Между тем только это и интересовало Мелье во всей его богатырской битве с этим сказочным многоголовым драконом — религиями.

Его психологическая посылка состояла в том, что в его время ветер безверия уже пронизал все общество, стал духом эпохи. Он указывает на тайное безверие людей высшего общества, в особенности ученых. Что касается масс простого народа, продолжает Мелье, то из поведения и нравов их явствует, что большинство их не более убеждено в истинности своей религии, чем образованные. Разница лишь в том, что эти простые люди более исправны в исполнении предписанных религиозных обязанностей. «Но те среди народа, в ком есть хоть малость разума и здравого смысла, при всей своей невежественности, все-таки, так или иначе, прозревают и чувствуют пустоту и ложность того, чему их заставляют верить. Так что они словно против воли, наперекор самим себе, вопреки собственному разуму и пониманию, против собственных чувств, верят или силятся верить в то, что им говорят. Это настолько верно, что даже те, кто проявляет полнейшую покорность, в большинстве спотыкаются на этом, ощущая трудность верить тому, чему их обязывает верить и поучает религия. В человеческой природе, — заключает Мелье, — заложено отвращение и скрытое противодействие этому».
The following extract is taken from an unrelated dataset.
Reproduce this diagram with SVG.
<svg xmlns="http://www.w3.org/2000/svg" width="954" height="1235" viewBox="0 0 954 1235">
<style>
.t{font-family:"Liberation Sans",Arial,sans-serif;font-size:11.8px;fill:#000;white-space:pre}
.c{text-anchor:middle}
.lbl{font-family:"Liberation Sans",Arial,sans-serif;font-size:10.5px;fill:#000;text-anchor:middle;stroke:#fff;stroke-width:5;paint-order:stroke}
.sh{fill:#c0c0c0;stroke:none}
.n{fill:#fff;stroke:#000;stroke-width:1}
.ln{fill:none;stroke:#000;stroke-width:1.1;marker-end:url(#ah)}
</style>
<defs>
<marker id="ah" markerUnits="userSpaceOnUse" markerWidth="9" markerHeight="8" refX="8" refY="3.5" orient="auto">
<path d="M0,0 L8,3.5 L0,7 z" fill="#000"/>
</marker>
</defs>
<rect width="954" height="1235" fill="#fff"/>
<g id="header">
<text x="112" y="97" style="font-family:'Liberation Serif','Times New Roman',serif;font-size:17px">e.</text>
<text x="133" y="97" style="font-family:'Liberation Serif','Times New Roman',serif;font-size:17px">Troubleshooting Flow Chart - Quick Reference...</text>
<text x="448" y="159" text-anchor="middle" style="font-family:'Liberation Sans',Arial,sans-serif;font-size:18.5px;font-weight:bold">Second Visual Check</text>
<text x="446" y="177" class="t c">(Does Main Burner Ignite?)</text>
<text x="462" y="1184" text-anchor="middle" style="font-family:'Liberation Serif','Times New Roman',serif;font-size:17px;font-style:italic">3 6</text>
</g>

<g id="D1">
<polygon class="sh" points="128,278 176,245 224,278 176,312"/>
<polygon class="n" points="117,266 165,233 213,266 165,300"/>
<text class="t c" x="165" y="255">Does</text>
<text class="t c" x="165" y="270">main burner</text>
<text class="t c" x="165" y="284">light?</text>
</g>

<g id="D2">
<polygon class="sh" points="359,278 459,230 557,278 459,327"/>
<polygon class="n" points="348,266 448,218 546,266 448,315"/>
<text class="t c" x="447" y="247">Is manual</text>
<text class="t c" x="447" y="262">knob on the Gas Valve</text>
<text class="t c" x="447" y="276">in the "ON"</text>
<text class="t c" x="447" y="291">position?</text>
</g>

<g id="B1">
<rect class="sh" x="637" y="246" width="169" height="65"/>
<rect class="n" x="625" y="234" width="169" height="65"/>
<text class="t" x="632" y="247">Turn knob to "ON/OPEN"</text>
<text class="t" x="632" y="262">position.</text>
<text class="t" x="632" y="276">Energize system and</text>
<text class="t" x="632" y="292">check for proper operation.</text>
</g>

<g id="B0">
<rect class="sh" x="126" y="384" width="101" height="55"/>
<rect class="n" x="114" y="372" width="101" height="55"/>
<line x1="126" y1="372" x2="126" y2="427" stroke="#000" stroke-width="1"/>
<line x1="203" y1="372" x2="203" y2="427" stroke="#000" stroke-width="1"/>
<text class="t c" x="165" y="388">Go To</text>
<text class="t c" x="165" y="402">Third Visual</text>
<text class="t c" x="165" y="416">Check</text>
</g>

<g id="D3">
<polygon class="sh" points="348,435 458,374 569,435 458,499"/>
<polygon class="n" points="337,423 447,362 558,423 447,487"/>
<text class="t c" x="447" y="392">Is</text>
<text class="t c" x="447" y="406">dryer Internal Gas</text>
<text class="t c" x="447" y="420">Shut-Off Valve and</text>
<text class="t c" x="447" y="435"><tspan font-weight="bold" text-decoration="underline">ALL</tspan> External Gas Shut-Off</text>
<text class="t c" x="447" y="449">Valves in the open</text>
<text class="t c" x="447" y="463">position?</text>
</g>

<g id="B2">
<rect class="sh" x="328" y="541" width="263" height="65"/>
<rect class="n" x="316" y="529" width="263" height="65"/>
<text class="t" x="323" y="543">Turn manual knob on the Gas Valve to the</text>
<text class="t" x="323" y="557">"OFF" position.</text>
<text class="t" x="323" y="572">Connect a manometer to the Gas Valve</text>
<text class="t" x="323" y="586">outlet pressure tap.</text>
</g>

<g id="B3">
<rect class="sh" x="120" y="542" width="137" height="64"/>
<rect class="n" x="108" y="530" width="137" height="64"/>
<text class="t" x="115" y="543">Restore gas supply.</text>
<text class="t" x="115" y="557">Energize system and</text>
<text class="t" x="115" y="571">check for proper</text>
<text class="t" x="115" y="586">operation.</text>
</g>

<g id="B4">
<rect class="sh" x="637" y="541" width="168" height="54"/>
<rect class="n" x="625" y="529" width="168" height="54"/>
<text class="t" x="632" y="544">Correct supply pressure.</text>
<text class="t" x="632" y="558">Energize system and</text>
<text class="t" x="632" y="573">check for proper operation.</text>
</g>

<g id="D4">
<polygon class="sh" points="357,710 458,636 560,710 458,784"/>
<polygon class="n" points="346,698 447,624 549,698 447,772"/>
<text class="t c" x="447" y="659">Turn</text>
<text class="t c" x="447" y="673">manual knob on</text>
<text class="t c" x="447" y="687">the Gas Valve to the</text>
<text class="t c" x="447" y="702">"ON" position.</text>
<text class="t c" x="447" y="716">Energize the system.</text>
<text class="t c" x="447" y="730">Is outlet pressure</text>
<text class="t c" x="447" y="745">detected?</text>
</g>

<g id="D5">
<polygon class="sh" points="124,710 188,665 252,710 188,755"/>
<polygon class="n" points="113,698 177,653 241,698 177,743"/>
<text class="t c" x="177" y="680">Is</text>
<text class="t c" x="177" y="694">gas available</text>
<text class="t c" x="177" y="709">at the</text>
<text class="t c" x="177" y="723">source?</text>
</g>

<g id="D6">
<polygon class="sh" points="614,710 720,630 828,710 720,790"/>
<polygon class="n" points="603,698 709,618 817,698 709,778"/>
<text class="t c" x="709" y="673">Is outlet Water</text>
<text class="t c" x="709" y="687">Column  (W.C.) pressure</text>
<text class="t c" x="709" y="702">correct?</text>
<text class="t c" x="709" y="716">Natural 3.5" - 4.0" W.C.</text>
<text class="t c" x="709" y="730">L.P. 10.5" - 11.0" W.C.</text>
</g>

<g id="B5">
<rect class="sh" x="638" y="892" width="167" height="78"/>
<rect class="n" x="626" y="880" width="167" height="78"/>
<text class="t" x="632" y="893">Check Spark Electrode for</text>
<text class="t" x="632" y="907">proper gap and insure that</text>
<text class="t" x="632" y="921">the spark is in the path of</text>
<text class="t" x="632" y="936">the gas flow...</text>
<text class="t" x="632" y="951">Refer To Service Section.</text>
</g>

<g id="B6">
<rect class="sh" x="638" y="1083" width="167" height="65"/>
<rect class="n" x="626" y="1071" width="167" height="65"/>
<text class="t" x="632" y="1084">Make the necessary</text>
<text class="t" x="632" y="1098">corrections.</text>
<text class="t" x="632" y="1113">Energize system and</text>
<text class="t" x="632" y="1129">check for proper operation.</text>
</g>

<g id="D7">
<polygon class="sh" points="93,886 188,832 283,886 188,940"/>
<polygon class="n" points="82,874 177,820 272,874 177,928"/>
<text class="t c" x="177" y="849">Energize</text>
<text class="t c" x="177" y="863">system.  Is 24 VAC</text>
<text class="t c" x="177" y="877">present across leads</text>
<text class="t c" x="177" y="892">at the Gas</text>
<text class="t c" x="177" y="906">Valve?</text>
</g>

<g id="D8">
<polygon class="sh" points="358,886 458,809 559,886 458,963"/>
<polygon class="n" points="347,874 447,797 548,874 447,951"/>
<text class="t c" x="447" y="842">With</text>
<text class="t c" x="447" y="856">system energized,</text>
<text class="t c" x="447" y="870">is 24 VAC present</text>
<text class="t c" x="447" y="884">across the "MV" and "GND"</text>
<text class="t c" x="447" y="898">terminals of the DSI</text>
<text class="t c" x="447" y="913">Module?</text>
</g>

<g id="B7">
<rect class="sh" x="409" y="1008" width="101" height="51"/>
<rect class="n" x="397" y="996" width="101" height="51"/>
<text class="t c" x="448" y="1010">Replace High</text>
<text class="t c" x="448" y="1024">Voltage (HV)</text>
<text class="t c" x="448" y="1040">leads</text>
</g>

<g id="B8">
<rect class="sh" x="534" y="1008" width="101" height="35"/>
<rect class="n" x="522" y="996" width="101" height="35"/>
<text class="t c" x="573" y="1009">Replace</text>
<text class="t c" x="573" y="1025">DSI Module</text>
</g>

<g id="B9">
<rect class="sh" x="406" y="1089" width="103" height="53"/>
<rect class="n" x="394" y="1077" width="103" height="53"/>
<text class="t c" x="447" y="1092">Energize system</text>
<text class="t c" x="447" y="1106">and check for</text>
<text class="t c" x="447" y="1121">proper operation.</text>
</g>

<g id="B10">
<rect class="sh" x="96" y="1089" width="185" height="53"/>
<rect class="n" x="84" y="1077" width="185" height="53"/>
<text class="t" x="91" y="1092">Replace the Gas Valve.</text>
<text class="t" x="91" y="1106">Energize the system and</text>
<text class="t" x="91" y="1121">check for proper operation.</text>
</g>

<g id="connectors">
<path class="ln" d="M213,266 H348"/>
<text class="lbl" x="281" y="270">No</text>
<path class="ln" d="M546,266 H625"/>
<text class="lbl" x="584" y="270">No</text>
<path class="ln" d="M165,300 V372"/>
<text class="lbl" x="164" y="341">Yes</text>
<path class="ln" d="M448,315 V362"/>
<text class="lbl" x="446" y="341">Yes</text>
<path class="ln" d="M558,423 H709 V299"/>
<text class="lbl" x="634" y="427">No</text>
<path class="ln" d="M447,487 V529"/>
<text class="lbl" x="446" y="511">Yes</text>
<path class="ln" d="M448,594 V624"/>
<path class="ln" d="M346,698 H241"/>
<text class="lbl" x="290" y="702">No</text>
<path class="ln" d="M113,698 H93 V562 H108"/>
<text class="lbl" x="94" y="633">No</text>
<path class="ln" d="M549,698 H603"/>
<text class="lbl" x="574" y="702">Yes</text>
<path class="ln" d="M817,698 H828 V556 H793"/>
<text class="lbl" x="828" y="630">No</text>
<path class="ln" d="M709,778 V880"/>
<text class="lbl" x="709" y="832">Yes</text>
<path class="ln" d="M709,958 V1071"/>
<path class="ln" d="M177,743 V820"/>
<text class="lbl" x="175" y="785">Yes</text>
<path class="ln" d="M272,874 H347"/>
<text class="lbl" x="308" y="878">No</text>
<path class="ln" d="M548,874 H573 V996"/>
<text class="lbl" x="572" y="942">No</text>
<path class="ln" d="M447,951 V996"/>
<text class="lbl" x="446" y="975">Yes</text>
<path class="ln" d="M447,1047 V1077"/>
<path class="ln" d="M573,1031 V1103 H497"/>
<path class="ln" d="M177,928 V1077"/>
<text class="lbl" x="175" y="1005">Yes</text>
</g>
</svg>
Замечательное наблюдение! Народ почти не верит, и церковь принуждает его послушно сковывать свой ум, через силу отдавать ум в плен религии.
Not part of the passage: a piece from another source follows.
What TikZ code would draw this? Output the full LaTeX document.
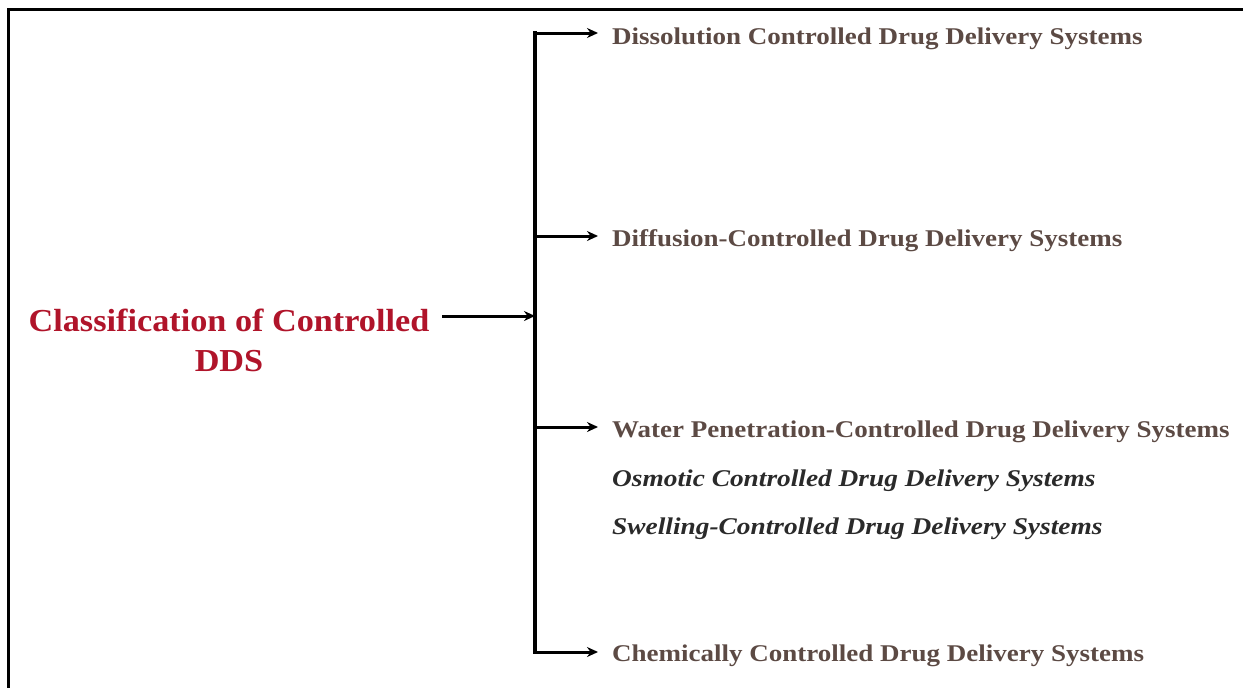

Только эта убежденность, вскормленная опытом всей жизни кюре, дала силу и смысл его философии. Народ стихийно противится религии. Религия направлена против народа. Заблуждения веры настолько очевидны, что, скажем, помыслы о небесном блаженстве, конечно, давно были бы сданы в архив, если бы те, кто внушает их народу, не находили в этом великой выгоды: они, говорит Мелье, таким способом сохраняют свою тираническую власть над массой бедного народа. Они следуют в своей политике правилу, что простой народ должен оставаться в неведении относительно многих истин и верить многим басням. Сильные мира сего «морочат голову невежественной народной массе» касательно мнимых наказаний в другой жизни.